Ministers who opposed the GA opposed it because this revival depended on dramatic, Saul-on-the-raod-to-Damascus type transformations that came to people in lightning bolts, direct communication from God to their unconscious, irrational mind. The ideal GA transformation story was one that was so emotional and raw the person who experienced it could hardly even describe it.

This was in direct opposition to the traditional New England Congregational Way, which required the Enlightenment virtue of rational thought of its followers: one had to make a rational study of the Bible, primarily, but also sermons and other religious writings and go through an extremely intellectualized process in order to open oneself to Grace. There was nothing inchoate about traditional New England religion. The fact that the final step in church membership was explaining in detail your spiritual journey attests to this.

So it was actually "entrenched Calvinism" that the GA fought against, and stood openly opposed to.

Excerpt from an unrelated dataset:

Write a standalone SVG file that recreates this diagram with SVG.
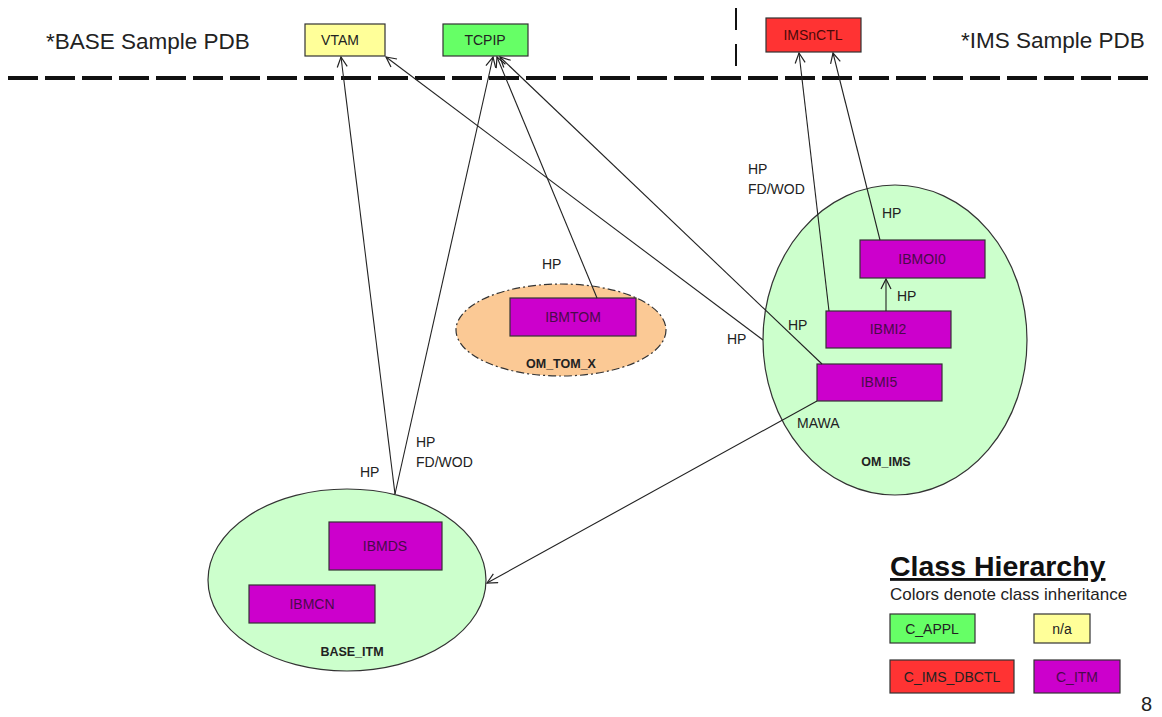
<svg xmlns="http://www.w3.org/2000/svg" width="1162" height="717" viewBox="0 0 1162 717">
<defs>
<marker id="arr" viewBox="0 0 12 12" refX="11" refY="6" markerWidth="12" markerHeight="12" markerUnits="userSpaceOnUse" orient="auto">
<path d="M1,1 L11,6 L1,11" fill="none" stroke="#222" stroke-width="1.2"/>
</marker>
<style>
text{font-family:"Liberation Sans",Arial,sans-serif;fill:#222}
.box{stroke:#333;stroke-width:1.2}
.yel{fill:#ffff99}.grn{fill:#66ff66}.red{fill:#ff3333}.pur{fill:#cc00cc}
.lbl{font-size:14px;text-anchor:middle}
.plbl{font-size:14px;text-anchor:middle;fill:#4a0a4a}
.edge{font-size:14px}
.grp{font-size:12.5px;font-weight:bold;text-anchor:middle}
.con{stroke:#222;stroke-width:1.1;fill:none;marker-end:url(#arr)}
</style>
</defs>
<rect width="1162" height="717" fill="#fff"/>

<g id="headers">
<text x="46" y="49" font-size="22.5">*BASE Sample PDB</text>
<text x="961" y="48" font-size="22.5">*IMS Sample PDB</text>
<line x1="8" y1="78" x2="1152" y2="78" stroke="#111" stroke-width="4" stroke-dasharray="30,7"/>
<line x1="736" y1="8" x2="736" y2="72" stroke="#111" stroke-width="2" stroke-dasharray="22,14"/>
</g>

<g id="VTAM"><rect class="box yel" x="305" y="24" width="80" height="32"/><text class="lbl" x="340" y="45">VTAM</text></g>
<g id="TCPIP"><rect class="box grn" x="443" y="24" width="85" height="32"/><text class="lbl" x="485" y="45">TCPIP</text></g>
<g id="IMSnCTL"><rect class="box red" x="766" y="18" width="95" height="34"/><text class="lbl" x="813" y="40" style="fill:#4a0a0a">IMSnCTL</text></g>

<g id="OM_TOM_X">
<ellipse cx="561" cy="330" rx="105" ry="46" fill="#fbc995" stroke="#333" stroke-width="1.2" stroke-dasharray="8,3,2,3"/>
<text class="grp" x="561" y="368">OM_TOM_X</text>
</g>
<g id="IBMTOM"><rect class="box pur" x="510" y="298" width="126" height="38"/><text class="plbl" x="573" y="322">IBMTOM</text></g>

<g id="OM_IMS">
<ellipse cx="895" cy="340" rx="132" ry="155" fill="#ccffcc" stroke="#333" stroke-width="1.2"/>
<text class="grp" x="886" y="466">OM_IMS</text>
</g>
<g id="IBMOI0"><rect class="box pur" x="860" y="240" width="125" height="38"/><text class="plbl" x="922" y="264">IBMOI0</text></g>
<g id="IBMI2"><rect class="box pur" x="826" y="311" width="125" height="37"/><text class="plbl" x="888" y="334">IBMI2</text></g>
<g id="IBMI5"><rect class="box pur" x="817" y="364" width="125" height="37"/><text class="plbl" x="879" y="387">IBMI5</text></g>

<g id="BASE_ITM">
<ellipse cx="347" cy="580" rx="139" ry="91" fill="#ccffcc" stroke="#333" stroke-width="1.2"/>
<text class="grp" x="352" y="656">BASE_ITM</text>
</g>
<g id="IBMDS"><rect class="box pur" x="329" y="522" width="113" height="48"/><text class="plbl" x="385" y="551">IBMDS</text></g>
<g id="IBMCN"><rect class="box pur" x="249" y="585" width="126" height="38"/><text class="plbl" x="312" y="609">IBMCN</text></g>

<g id="connectors">
<line class="con" x1="395" y1="494" x2="341" y2="57"/>
<line class="con" x1="395" y1="494" x2="493" y2="57"/>
<line class="con" x1="597" y1="298" x2="497" y2="57"/>
<line class="con" x1="763" y1="340" x2="386" y2="57"/>
<line class="con" x1="822" y1="364" x2="500" y2="57"/>
<line class="con" x1="829" y1="311" x2="799" y2="53"/>
<line class="con" x1="880" y1="240" x2="833" y2="53"/>
<line class="con" x1="886" y1="311" x2="886" y2="279"/>
<line class="con" x1="817" y1="401" x2="487" y2="583"/>
</g>

<g id="edge-labels">
<text class="edge" x="542" y="269">HP</text>
<text class="edge" x="727" y="344">HP</text>
<text class="edge" x="788" y="330">HP</text>
<text class="edge" x="882" y="218">HP</text>
<text class="edge" x="897" y="301">HP</text>
<text class="edge" x="748" y="174">HP</text>
<text class="edge" x="748" y="194">FD/WOD</text>
<text class="edge" x="797" y="428">MAWA</text>
<text class="edge" x="360" y="477">HP</text>
<text class="edge" x="416" y="447">HP</text>
<text class="edge" x="416" y="467">FD/WOD</text>
</g>

<g id="legend">
<text x="890" y="576" font-size="28.5" font-weight="bold" text-decoration="underline" style="fill:#111">Class Hierarchy</text>
<text x="890" y="600" font-size="17">Colors denote class inheritance</text>
<rect class="box grn" x="890" y="614" width="85" height="29"/><text class="lbl" x="932" y="634" font-size="15">C_APPL</text>
<rect class="box yel" x="1034" y="614" width="56" height="29"/><text class="lbl" x="1062" y="634">n/a</text>
<rect class="box red" x="890" y="660" width="124" height="33"/><text class="lbl" x="952" y="682" font-size="15">C_IMS_DBCTL</text>
<rect class="box pur" x="1034" y="660" width="86" height="33"/><text class="lbl" x="1077" y="682" font-size="15" style="fill:#4a0a4a">C_ITM</text>
<text x="1141" y="711" font-size="20">8</text>
</g>
</svg>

The GA was not about reading your Bible, it was about being struck to the heart by God. These were the original "tent revivals" where people wailed and moaned and tore their clothes, hoping to receive God's grace thereby. This is something Calvinists were shocked by and opposed to.

I think one way the Reformation unwittinly paved the way for Enlightenment was this: the proliferation of Christian sects that came from the Reformation, each claiming to be the only true religion, showed thinking people that no one religion or denomination actually knew the truth about God, that many religious choices were possible and equally valid, and therefore no church had real authority about God. It was up to each person to make a choice that suited her best. Religion became an individual choice or decision, you could worship in a church or on your own, follow one group or another, and as such it lost its overriding authority over other pursuits, such as science and philosophy.